Start of Records for the task
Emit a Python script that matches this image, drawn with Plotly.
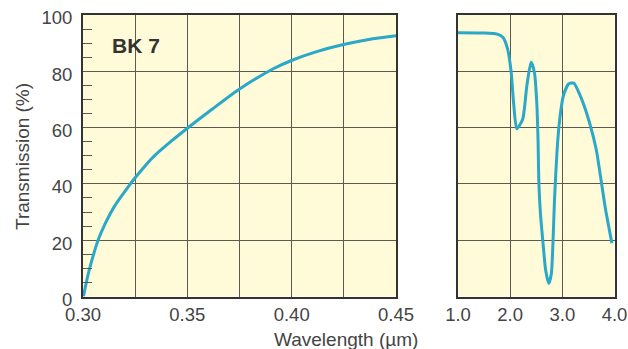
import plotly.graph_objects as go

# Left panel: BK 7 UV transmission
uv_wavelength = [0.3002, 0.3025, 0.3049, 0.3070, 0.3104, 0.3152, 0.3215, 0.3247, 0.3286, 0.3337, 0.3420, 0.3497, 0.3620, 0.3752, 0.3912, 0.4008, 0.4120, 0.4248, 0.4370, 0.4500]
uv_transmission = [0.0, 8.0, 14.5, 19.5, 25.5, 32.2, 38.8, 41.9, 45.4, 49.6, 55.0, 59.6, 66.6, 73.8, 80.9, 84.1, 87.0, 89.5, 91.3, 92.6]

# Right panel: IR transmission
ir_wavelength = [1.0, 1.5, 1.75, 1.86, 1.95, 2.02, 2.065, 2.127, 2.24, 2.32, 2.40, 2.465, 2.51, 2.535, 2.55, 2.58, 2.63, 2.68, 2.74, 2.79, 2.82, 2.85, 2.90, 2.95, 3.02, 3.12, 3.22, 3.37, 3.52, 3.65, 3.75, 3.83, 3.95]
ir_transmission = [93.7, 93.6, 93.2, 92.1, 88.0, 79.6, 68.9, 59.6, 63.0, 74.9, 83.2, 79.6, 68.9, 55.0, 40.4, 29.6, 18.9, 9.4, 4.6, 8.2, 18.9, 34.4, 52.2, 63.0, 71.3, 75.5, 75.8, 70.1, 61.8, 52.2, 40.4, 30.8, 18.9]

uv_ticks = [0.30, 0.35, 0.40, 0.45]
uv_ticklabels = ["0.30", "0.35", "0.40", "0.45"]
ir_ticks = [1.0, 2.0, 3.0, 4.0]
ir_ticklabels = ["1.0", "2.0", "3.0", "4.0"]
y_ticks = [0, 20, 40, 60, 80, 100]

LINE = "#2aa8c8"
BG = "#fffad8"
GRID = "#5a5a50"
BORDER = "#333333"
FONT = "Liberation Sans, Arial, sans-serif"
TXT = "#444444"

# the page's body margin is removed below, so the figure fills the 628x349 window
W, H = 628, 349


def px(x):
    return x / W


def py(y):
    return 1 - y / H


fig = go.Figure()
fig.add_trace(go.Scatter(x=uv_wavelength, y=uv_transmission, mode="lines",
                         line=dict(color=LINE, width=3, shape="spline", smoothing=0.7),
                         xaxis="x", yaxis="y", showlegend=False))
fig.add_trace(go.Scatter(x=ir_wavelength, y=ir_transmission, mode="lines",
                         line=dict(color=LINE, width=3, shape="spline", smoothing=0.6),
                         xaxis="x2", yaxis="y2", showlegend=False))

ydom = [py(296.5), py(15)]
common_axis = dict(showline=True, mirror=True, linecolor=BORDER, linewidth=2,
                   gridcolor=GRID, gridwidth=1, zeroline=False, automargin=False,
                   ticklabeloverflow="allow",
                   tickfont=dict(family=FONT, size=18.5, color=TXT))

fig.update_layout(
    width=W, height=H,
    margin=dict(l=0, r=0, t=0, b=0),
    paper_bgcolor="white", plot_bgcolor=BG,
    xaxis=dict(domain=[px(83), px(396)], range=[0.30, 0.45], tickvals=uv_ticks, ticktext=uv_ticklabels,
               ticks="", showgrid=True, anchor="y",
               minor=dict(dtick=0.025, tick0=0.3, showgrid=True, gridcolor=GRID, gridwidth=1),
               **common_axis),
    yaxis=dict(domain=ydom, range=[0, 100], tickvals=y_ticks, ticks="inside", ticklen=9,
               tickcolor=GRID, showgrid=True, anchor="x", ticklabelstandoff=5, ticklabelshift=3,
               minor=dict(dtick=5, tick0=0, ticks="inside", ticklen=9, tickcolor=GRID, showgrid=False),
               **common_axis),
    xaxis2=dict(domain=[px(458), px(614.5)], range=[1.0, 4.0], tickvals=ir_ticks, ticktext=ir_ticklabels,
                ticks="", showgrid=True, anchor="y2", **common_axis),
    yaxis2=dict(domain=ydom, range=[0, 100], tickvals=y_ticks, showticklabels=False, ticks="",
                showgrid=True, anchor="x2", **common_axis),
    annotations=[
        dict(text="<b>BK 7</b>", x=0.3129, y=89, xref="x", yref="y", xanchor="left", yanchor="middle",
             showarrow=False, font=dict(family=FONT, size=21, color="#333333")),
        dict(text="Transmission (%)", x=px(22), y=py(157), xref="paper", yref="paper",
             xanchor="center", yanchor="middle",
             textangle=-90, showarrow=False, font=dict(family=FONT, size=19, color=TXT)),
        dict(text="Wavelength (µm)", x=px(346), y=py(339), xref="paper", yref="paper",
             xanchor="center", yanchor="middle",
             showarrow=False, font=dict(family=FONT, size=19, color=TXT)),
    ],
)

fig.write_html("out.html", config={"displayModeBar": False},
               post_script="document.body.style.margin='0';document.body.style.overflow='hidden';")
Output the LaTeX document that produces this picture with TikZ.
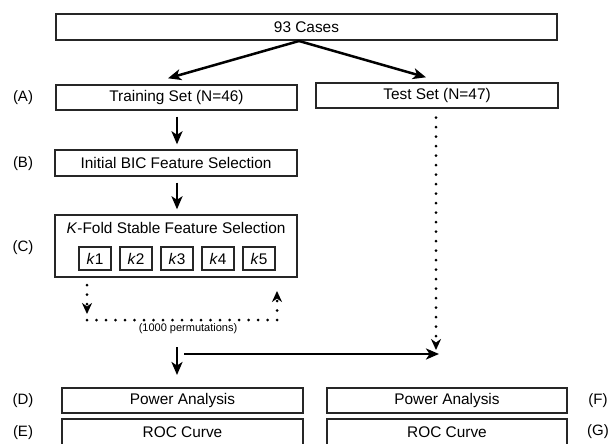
End of Records for the task
> **To do**
Quote every record above exactly, leaving out any pictures.

> **Result of the exercise**
Emit a Python script that matches this image, drawn with Plotly.
import plotly.graph_objects as go

# Left panel: BK 7 UV transmission
uv_wavelength = [0.3002, 0.3025, 0.3049, 0.3070, 0.3104, 0.3152, 0.3215, 0.3247, 0.3286, 0.3337, 0.3420, 0.3497, 0.3620, 0.3752, 0.3912, 0.4008, 0.4120, 0.4248, 0.4370, 0.4500]
uv_transmission = [0.0, 8.0, 14.5, 19.5, 25.5, 32.2, 38.8, 41.9, 45.4, 49.6, 55.0, 59.6, 66.6, 73.8, 80.9, 84.1, 87.0, 89.5, 91.3, 92.6]

# Right panel: IR transmission
ir_wavelength = [1.0, 1.5, 1.75, 1.86, 1.95, 2.02, 2.065, 2.127, 2.24, 2.32, 2.40, 2.465, 2.51, 2.535, 2.55, 2.58, 2.63, 2.68, 2.74, 2.79, 2.82, 2.85, 2.90, 2.95, 3.02, 3.12, 3.22, 3.37, 3.52, 3.65, 3.75, 3.83, 3.95]
ir_transmission = [93.7, 93.6, 93.2, 92.1, 88.0, 79.6, 68.9, 59.6, 63.0, 74.9, 83.2, 79.6, 68.9, 55.0, 40.4, 29.6, 18.9, 9.4, 4.6, 8.2, 18.9, 34.4, 52.2, 63.0, 71.3, 75.5, 75.8, 70.1, 61.8, 52.2, 40.4, 30.8, 18.9]

uv_ticks = [0.30, 0.35, 0.40, 0.45]
uv_ticklabels = ["0.30", "0.35", "0.40", "0.45"]
ir_ticks = [1.0, 2.0, 3.0, 4.0]
ir_ticklabels = ["1.0", "2.0", "3.0", "4.0"]
y_ticks = [0, 20, 40, 60, 80, 100]

LINE = "#2aa8c8"
BG = "#fffad8"
GRID = "#5a5a50"
BORDER = "#333333"
FONT = "Liberation Sans, Arial, sans-serif"
TXT = "#444444"

# the page's body margin is removed below, so the figure fills the 628x349 window
W, H = 628, 349


def px(x):
    return x / W


def py(y):
    return 1 - y / H


fig = go.Figure()
fig.add_trace(go.Scatter(x=uv_wavelength, y=uv_transmission, mode="lines",
                         line=dict(color=LINE, width=3, shape="spline", smoothing=0.7),
                         xaxis="x", yaxis="y", showlegend=False))
fig.add_trace(go.Scatter(x=ir_wavelength, y=ir_transmission, mode="lines",
                         line=dict(color=LINE, width=3, shape="spline", smoothing=0.6),
                         xaxis="x2", yaxis="y2", showlegend=False))

ydom = [py(296.5), py(15)]
common_axis = dict(showline=True, mirror=True, linecolor=BORDER, linewidth=2,
                   gridcolor=GRID, gridwidth=1, zeroline=False, automargin=False,
                   ticklabeloverflow="allow",
                   tickfont=dict(family=FONT, size=18.5, color=TXT))

fig.update_layout(
    width=W, height=H,
    margin=dict(l=0, r=0, t=0, b=0),
    paper_bgcolor="white", plot_bgcolor=BG,
    xaxis=dict(domain=[px(83), px(396)], range=[0.30, 0.45], tickvals=uv_ticks, ticktext=uv_ticklabels,
               ticks="", showgrid=True, anchor="y",
               minor=dict(dtick=0.025, tick0=0.3, showgrid=True, gridcolor=GRID, gridwidth=1),
               **common_axis),
    yaxis=dict(domain=ydom, range=[0, 100], tickvals=y_ticks, ticks="inside", ticklen=9,
               tickcolor=GRID, showgrid=True, anchor="x", ticklabelstandoff=5, ticklabelshift=3,
               minor=dict(dtick=5, tick0=0, ticks="inside", ticklen=9, tickcolor=GRID, showgrid=False),
               **common_axis),
    xaxis2=dict(domain=[px(458), px(614.5)], range=[1.0, 4.0], tickvals=ir_ticks, ticktext=ir_ticklabels,
                ticks="", showgrid=True, anchor="y2", **common_axis),
    yaxis2=dict(domain=ydom, range=[0, 100], tickvals=y_ticks, showticklabels=False, ticks="",
                showgrid=True, anchor="x2", **common_axis),
    annotations=[
        dict(text="<b>BK 7</b>", x=0.3129, y=89, xref="x", yref="y", xanchor="left", yanchor="middle",
             showarrow=False, font=dict(family=FONT, size=21, color="#333333")),
        dict(text="Transmission (%)", x=px(22), y=py(157), xref="paper", yref="paper",
             xanchor="center", yanchor="middle",
             textangle=-90, showarrow=False, font=dict(family=FONT, size=19, color=TXT)),
        dict(text="Wavelength (µm)", x=px(346), y=py(339), xref="paper", yref="paper",
             xanchor="center", yanchor="middle",
             showarrow=False, font=dict(family=FONT, size=19, color=TXT)),
    ],
)

fig.write_html("out.html", config={"displayModeBar": False},
               post_script="document.body.style.margin='0';document.body.style.overflow='hidden';")
Output the LaTeX document that produces this picture with TikZ.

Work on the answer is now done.